Goal of the exercise → Can you transcribe the data exactly? Leave the pictures out.

Source data →
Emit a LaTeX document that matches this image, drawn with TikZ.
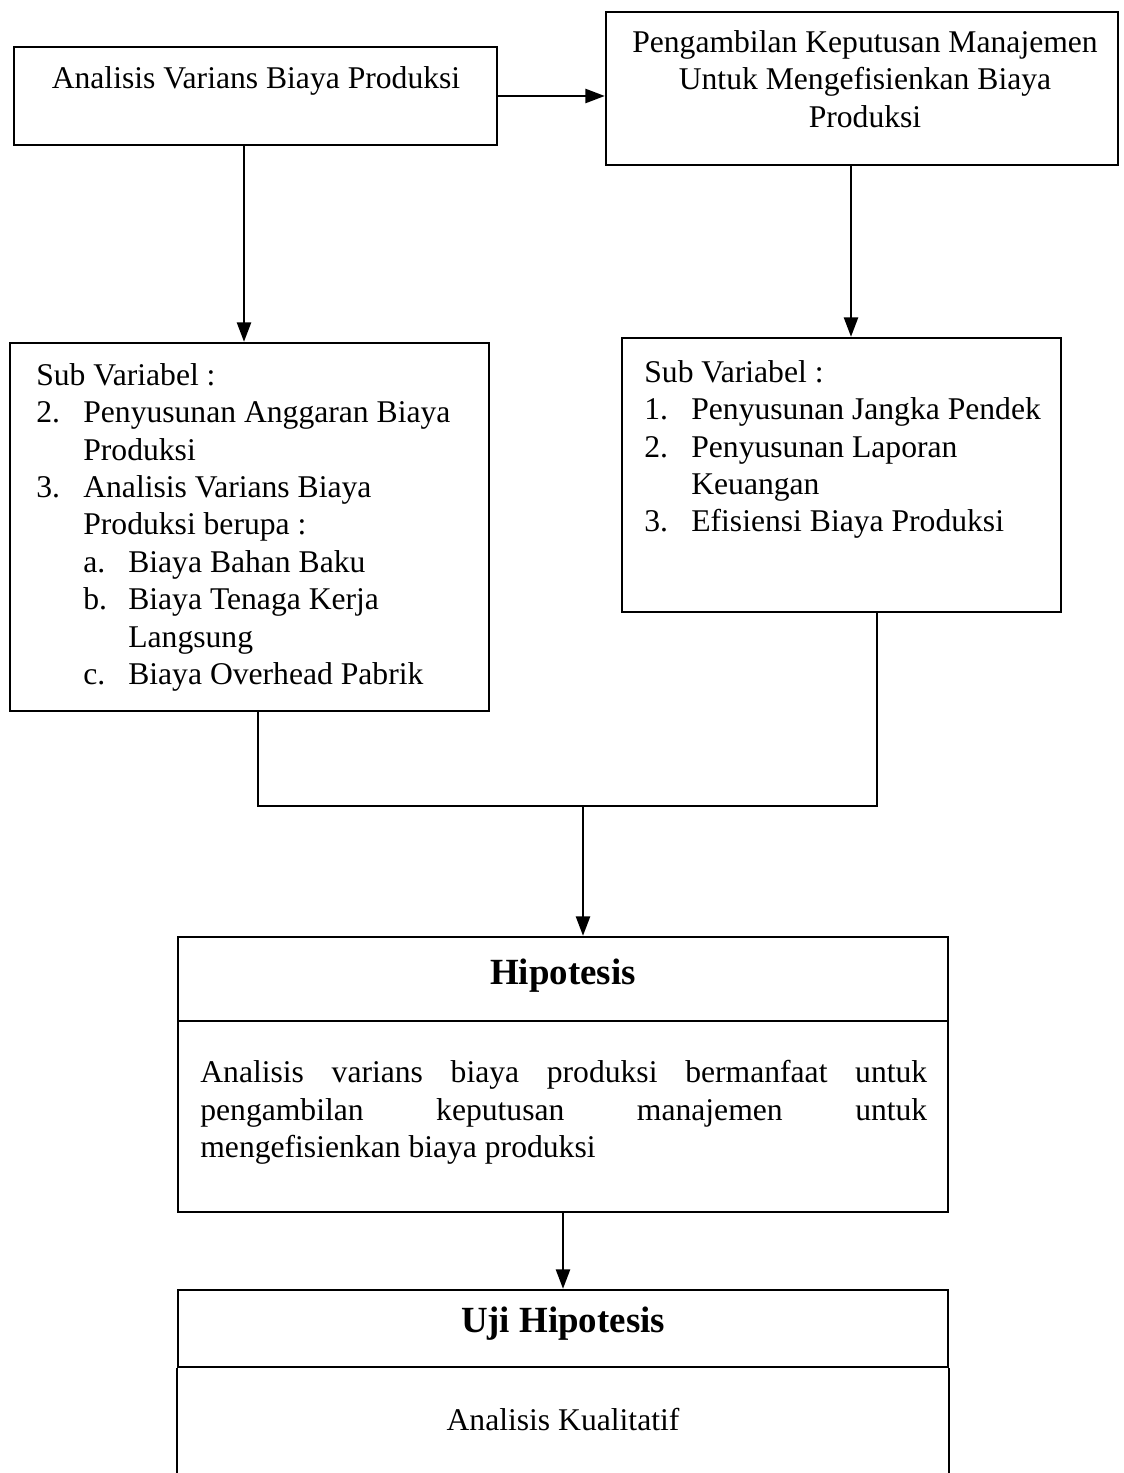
\documentclass[tikz,border=0pt]{standalone}
\usepackage{fontspec}
\setmainfont{Liberation Serif}
\usetikzlibrary{arrows.meta,fit}
\newcommand{\lbl}[2][0.94cm]{\makebox[#1][l]{#2}}
\newcommand{\skipind}{\hspace*{0.94cm}}

\begin{document}
\begin{tikzpicture}[x=0.02cm, y=-0.02cm,
    every node/.style={font=\fontsize{18}{21.3}\selectfont},
    box/.style={draw, line width=1.4pt, inner sep=0pt},
    txt/.style={inner sep=0pt},
    title/.style={txt, font=\fontsize{21}{25}\selectfont\bfseries},
    arr/.style={line width=1.2pt, -{Triangle[length=11pt,width=8pt]}},
    conn/.style={line width=1.2pt}]
    \useasboundingbox (0,0) rectangle (1124,1473);
    \node[box, fit={(14,47) (497,145)}] (a) {};
    \node[box, fit={(606,12) (1118,165)}] (b) {};
    \node[box, fit={(10,343) (489,711)}] (c) {};
    \node[box, fit={(622,338) (1061,612)}] (d) {};
    \node[box, fit={(178,937) (948,1021)}] (eh) {};
    \node[box, fit={(178,1021) (948,1212)}] (eb) {};
    \node[box, fit={(178,1290) (948,1367)}] (fh) {};
    \draw[line width=1.4pt] (fh.south west) -- ++(0,106);
    \draw[line width=1.4pt] (fh.south east) -- ++(0,106);
    \node[txt, anchor=north] (ta) at (256,66) {Analisis Varians Biaya Produksi};
    \node[txt, anchor=north, align=center] (tb) at (865,30) {Pengambilan Keputusan Manajemen\\Untuk Mengefisienkan Biaya\\Produksi};
    \node[txt, anchor=north west, align=left] (tc) at (36,363) {Sub Variabel :\\
        \lbl{2.}Penyusunan Anggaran Biaya\\
        \skipind Produksi\\
        \lbl{3.}Analisis Varians Biaya\\
        \skipind Produksi berupa :\\
        \skipind\lbl[0.9cm]{a.}Biaya Bahan Baku\\
        \skipind\lbl[0.9cm]{b.}Biaya Tenaga Kerja\\
        \skipind\hspace*{0.9cm}Langsung\\
        \skipind\lbl[0.9cm]{c.}Biaya Overhead Pabrik};
    \node[txt, anchor=north west, align=left] (td) at (644,360) {Sub Variabel :\\
        \lbl{1.}Penyusunan Jangka Pendek\\
        \lbl{2.}Penyusunan Laporan\\
        \skipind Keuangan\\
        \lbl{3.}Efisiensi Biaya Produksi};
    \node[title] (te0) at (563,976) {Hipotesis};
    \node[txt, anchor=north west, text width=14.54cm, align=justify] (te) at (200,1060) {Analisis varians biaya produksi bermanfaat untuk\linebreak pengambilan keputusan manajemen untuk\linebreak mengefisienkan biaya produksi};
    \node[title] (tf0) at (563,1324) {Uji Hipotesis};
    \node[txt] (tf) at (563,1420) {Analisis Kualitatif};
    \coordinate (jl) at (258,806);
    \coordinate (jr) at (877,806);
    \coordinate (jm) at (583,806);
    \draw[arr] (a.east) -- (a.east -| b.west);
    \draw[arr] ([xshift=-0.23cm]a.south) -- ([xshift=-0.23cm]a.south |- c.north);
    \draw[arr] ([xshift=-0.22cm]b.south) -- ([xshift=-0.22cm]b.south |- d.north);
    \draw[conn] (c.south -| jl) -- (jl) -- (jr) -- (d.south -| jr);
    \draw[arr] (jm) -- (jm |- eh.north);
    \draw[arr] (eb.south) -- (fh.north);
\end{tikzpicture}
\end{document}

Complete answer →
Emit a LaTeX document that matches this image, drawn with TikZ.
\documentclass[tikz,border=0pt]{standalone}
\usepackage{fontspec}
\setmainfont{Liberation Serif}
\usetikzlibrary{arrows.meta,fit}
\newcommand{\lbl}[2][0.94cm]{\makebox[#1][l]{#2}}
\newcommand{\skipind}{\hspace*{0.94cm}}

\begin{document}
\begin{tikzpicture}[x=0.02cm, y=-0.02cm,
    every node/.style={font=\fontsize{18}{21.3}\selectfont},
    box/.style={draw, line width=1.4pt, inner sep=0pt},
    txt/.style={inner sep=0pt},
    title/.style={txt, font=\fontsize{21}{25}\selectfont\bfseries},
    arr/.style={line width=1.2pt, -{Triangle[length=11pt,width=8pt]}},
    conn/.style={line width=1.2pt}]
    \useasboundingbox (0,0) rectangle (1124,1473);
    \node[box, fit={(14,47) (497,145)}] (a) {};
    \node[box, fit={(606,12) (1118,165)}] (b) {};
    \node[box, fit={(10,343) (489,711)}] (c) {};
    \node[box, fit={(622,338) (1061,612)}] (d) {};
    \node[box, fit={(178,937) (948,1021)}] (eh) {};
    \node[box, fit={(178,1021) (948,1212)}] (eb) {};
    \node[box, fit={(178,1290) (948,1367)}] (fh) {};
    \draw[line width=1.4pt] (fh.south west) -- ++(0,106);
    \draw[line width=1.4pt] (fh.south east) -- ++(0,106);
    \node[txt, anchor=north] (ta) at (256,66) {Analisis Varians Biaya Produksi};
    \node[txt, anchor=north, align=center] (tb) at (865,30) {Pengambilan Keputusan Manajemen\\Untuk Mengefisienkan Biaya\\Produksi};
    \node[txt, anchor=north west, align=left] (tc) at (36,363) {Sub Variabel :\\
        \lbl{2.}Penyusunan Anggaran Biaya\\
        \skipind Produksi\\
        \lbl{3.}Analisis Varians Biaya\\
        \skipind Produksi berupa :\\
        \skipind\lbl[0.9cm]{a.}Biaya Bahan Baku\\
        \skipind\lbl[0.9cm]{b.}Biaya Tenaga Kerja\\
        \skipind\hspace*{0.9cm}Langsung\\
        \skipind\lbl[0.9cm]{c.}Biaya Overhead Pabrik};
    \node[txt, anchor=north west, align=left] (td) at (644,360) {Sub Variabel :\\
        \lbl{1.}Penyusunan Jangka Pendek\\
        \lbl{2.}Penyusunan Laporan\\
        \skipind Keuangan\\
        \lbl{3.}Efisiensi Biaya Produksi};
    \node[title] (te0) at (563,976) {Hipotesis};
    \node[txt, anchor=north west, text width=14.54cm, align=justify] (te) at (200,1060) {Analisis varians biaya produksi bermanfaat untuk\linebreak pengambilan keputusan manajemen untuk\linebreak mengefisienkan biaya produksi};
    \node[title] (tf0) at (563,1324) {Uji Hipotesis};
    \node[txt] (tf) at (563,1420) {Analisis Kualitatif};
    \coordinate (jl) at (258,806);
    \coordinate (jr) at (877,806);
    \coordinate (jm) at (583,806);
    \draw[arr] (a.east) -- (a.east -| b.west);
    \draw[arr] ([xshift=-0.23cm]a.south) -- ([xshift=-0.23cm]a.south |- c.north);
    \draw[arr] ([xshift=-0.22cm]b.south) -- ([xshift=-0.22cm]b.south |- d.north);
    \draw[conn] (c.south -| jl) -- (jl) -- (jr) -- (d.south -| jr);
    \draw[arr] (jm) -- (jm |- eh.north);
    \draw[arr] (eb.south) -- (fh.north);
\end{tikzpicture}
\end{document}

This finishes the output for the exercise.